Required work
Only the lines from the start up to and including the line containing "PR, PB = 1168 - PL - W, 780 - PT - H" should be repeated, word for word.

Data provided

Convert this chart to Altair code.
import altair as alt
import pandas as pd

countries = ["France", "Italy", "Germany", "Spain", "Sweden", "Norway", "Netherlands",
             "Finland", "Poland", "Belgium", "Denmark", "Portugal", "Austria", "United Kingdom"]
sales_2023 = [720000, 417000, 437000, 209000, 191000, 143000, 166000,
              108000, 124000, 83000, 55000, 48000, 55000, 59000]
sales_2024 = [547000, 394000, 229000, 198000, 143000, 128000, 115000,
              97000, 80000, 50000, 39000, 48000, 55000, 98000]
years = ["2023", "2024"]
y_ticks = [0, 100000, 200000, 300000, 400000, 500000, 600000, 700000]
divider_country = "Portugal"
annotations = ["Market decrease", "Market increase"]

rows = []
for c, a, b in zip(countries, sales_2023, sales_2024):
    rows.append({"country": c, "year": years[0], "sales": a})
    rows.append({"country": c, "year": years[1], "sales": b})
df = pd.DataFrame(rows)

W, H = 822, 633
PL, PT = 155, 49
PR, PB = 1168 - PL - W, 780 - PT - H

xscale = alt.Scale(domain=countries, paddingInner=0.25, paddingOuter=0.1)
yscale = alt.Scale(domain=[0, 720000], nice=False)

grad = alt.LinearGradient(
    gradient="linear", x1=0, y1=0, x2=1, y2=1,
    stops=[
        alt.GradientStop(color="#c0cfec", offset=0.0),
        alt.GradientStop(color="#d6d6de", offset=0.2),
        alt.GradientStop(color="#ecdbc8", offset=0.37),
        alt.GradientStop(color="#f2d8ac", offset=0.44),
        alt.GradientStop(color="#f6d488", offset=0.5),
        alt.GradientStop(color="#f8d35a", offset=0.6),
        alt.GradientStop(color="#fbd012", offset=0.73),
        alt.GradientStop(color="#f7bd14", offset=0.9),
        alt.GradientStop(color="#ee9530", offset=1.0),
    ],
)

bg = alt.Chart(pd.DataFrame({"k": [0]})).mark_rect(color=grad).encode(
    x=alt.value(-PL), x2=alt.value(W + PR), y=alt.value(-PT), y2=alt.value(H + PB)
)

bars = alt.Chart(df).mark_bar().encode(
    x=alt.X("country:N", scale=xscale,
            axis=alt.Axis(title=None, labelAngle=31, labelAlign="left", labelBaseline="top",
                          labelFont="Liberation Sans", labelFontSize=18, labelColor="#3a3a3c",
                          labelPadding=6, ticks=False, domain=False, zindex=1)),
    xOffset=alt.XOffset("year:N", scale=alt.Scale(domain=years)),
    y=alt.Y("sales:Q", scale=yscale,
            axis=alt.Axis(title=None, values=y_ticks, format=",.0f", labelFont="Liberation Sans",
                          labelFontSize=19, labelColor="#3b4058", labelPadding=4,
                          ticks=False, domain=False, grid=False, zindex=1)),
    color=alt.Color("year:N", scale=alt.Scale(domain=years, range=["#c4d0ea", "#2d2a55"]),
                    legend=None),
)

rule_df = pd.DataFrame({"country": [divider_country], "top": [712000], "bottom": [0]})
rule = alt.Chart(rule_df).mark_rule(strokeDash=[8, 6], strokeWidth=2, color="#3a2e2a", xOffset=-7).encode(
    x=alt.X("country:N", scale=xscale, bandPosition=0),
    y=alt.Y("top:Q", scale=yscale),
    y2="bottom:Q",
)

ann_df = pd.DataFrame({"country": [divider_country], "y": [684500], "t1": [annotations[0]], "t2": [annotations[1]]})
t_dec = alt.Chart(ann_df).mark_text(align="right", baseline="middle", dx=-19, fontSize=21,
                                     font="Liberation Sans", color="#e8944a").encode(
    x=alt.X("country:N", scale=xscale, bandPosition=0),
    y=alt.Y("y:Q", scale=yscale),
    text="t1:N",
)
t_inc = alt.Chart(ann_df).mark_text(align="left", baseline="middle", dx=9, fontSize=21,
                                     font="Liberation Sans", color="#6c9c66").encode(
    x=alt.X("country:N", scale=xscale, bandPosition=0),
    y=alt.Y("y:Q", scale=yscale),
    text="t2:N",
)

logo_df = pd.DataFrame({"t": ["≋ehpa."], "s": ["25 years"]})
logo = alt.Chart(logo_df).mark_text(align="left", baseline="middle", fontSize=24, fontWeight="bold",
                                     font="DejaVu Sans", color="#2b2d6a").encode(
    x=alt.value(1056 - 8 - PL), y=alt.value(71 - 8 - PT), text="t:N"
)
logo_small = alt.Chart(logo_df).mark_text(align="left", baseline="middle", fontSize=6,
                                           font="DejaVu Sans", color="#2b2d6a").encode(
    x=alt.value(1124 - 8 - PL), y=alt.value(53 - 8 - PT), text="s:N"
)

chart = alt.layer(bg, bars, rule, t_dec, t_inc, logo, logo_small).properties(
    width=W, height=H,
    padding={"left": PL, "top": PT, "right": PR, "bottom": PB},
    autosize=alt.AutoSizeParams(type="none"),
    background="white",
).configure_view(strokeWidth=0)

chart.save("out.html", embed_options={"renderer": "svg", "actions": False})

Expected output
Convert this chart to Altair code.
import altair as alt
import pandas as pd

countries = ["France", "Italy", "Germany", "Spain", "Sweden", "Norway", "Netherlands",
             "Finland", "Poland", "Belgium", "Denmark", "Portugal", "Austria", "United Kingdom"]
sales_2023 = [720000, 417000, 437000, 209000, 191000, 143000, 166000,
              108000, 124000, 83000, 55000, 48000, 55000, 59000]
sales_2024 = [547000, 394000, 229000, 198000, 143000, 128000, 115000,
              97000, 80000, 50000, 39000, 48000, 55000, 98000]
years = ["2023", "2024"]
y_ticks = [0, 100000, 200000, 300000, 400000, 500000, 600000, 700000]
divider_country = "Portugal"
annotations = ["Market decrease", "Market increase"]

rows = []
for c, a, b in zip(countries, sales_2023, sales_2024):
    rows.append({"country": c, "year": years[0], "sales": a})
    rows.append({"country": c, "year": years[1], "sales": b})
df = pd.DataFrame(rows)

W, H = 822, 633
PL, PT = 155, 49
PR, PB = 1168 - PL - W, 780 - PT - H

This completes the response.